China appeals to exclude exports in climate deal

China appealed to exclude its giant export sector in the next treaty on climate change, as doubts grow whether the world can close ranks by a deadline of December.

Rich nations buying Chinese goods bear responsibility, a Chinese negotiator said, estimating that export production caused up to 20 percent of the Asian power's carbon emissions blamed for global warming.

"It is a very important item to make a fair agreement," senior Chinese climate official Li Gao said during a visit to Washington.

Vehicles pass a power plant in Beijing as a water cooling tower emits a cloud of steam.

Climate envoys from China, Japan and the European Union were holding talks with US President Barack Obama's administration as the clock ticks to the December conference in Copenhagen meant to approve a post-Kyoto Protocol deal.

Developed nations demand that developing countries such as China and India take action under the new treaty. They had no obligations under the Kyoto Protocol, leading Obama's predecessor George W. Bush to reject it.

But Li said it was unfair to put the highest burden on China, which by some measures has surpassed the United States as the world's top emitter.

"We are at the low end of the production line for the global economy," Li told a forum.

"We produce products and these products are consumed by other countries, especially the developed countries. This share of emissions should be taken by the consumers but not the producers," he said.

Li said Beijing was not trying to avoid action on climate change, noting that Obama in his address to Congress last month said China "has launched the largest effort in history to make their economy energy efficient."

Li's remarks met immediate skepticism, with other negotiators saying it would be a logistical nightmare to find a way to regulate carbon emissions at exports' destination.

Asking importers to handle emissions "would mean that we would also like them to have jurisdiction and legislative powers in order to control and limit those," top EU climate negotiator Artur Runge-Metzger said.

"I'm not sure whether my Chinese colleague would agree on that particular point," he said.

China's chief climate official, Xie Zhenhua, was also in Washington where he met with US global warming pointman Todd Stern, who praised Beijing's "broad work" on climate change but sought greater cooperation.

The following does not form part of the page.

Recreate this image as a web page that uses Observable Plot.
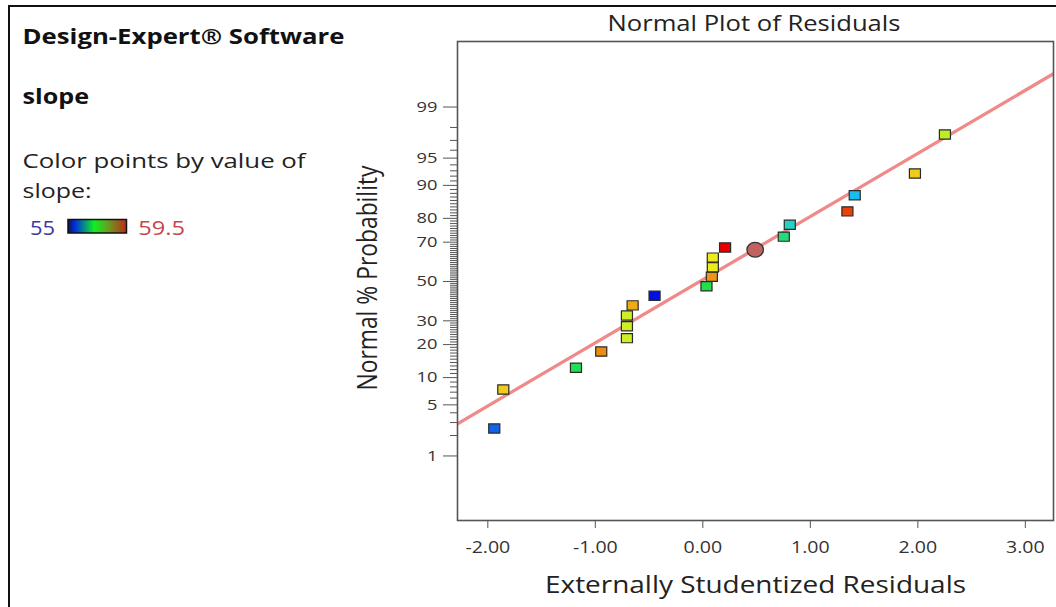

"This is a historic opportunity for both countries to contribute to a better future for the planet," Stern said, according to the State Department.

But Obama has run into resistance in Congress from members of Bush's Republican Party who say tough measures to reduce emissions would further hurt an economy in its roughest patch in decades.

Eileen Claussen, president of the Pew Center on Global Climate Change which organized the forum, said that countries should be ready to accept setting only a framework in Copenhagen.

"We can still make very substantial progress toward a final agreement and perhaps the best way to do that is aiming for a strong interim agreement in Copenhagen," she said.

Runge-Metzger said the EU believed the world now had the political will for an agreement in Copenhagen but conceded: "It doesn't have to be a deal that goes into each and every technical detail."

Japan's chief negotiator Shinsuke Sugiyama said that Asia's largest economy -- which is struggling to meet its own obligations under the Kyoto treaty reached in its ancient capital -- was waiting for Washington and Beijing.

"Japan will not repeat Kyoto," Sugiyama said. "At Kyoto we were not able to involve the biggest emitters in the world by now -- and that means the United States of America and China."

Li hit back that Japan, not China, was among countries with "historical responsibility" for global warming -- which UN scientists say threatens entire species if left unchecked.

"If I were Japanese, I would be very proud of the Kyoto Protocol. It seems the ambassador is not," Li said.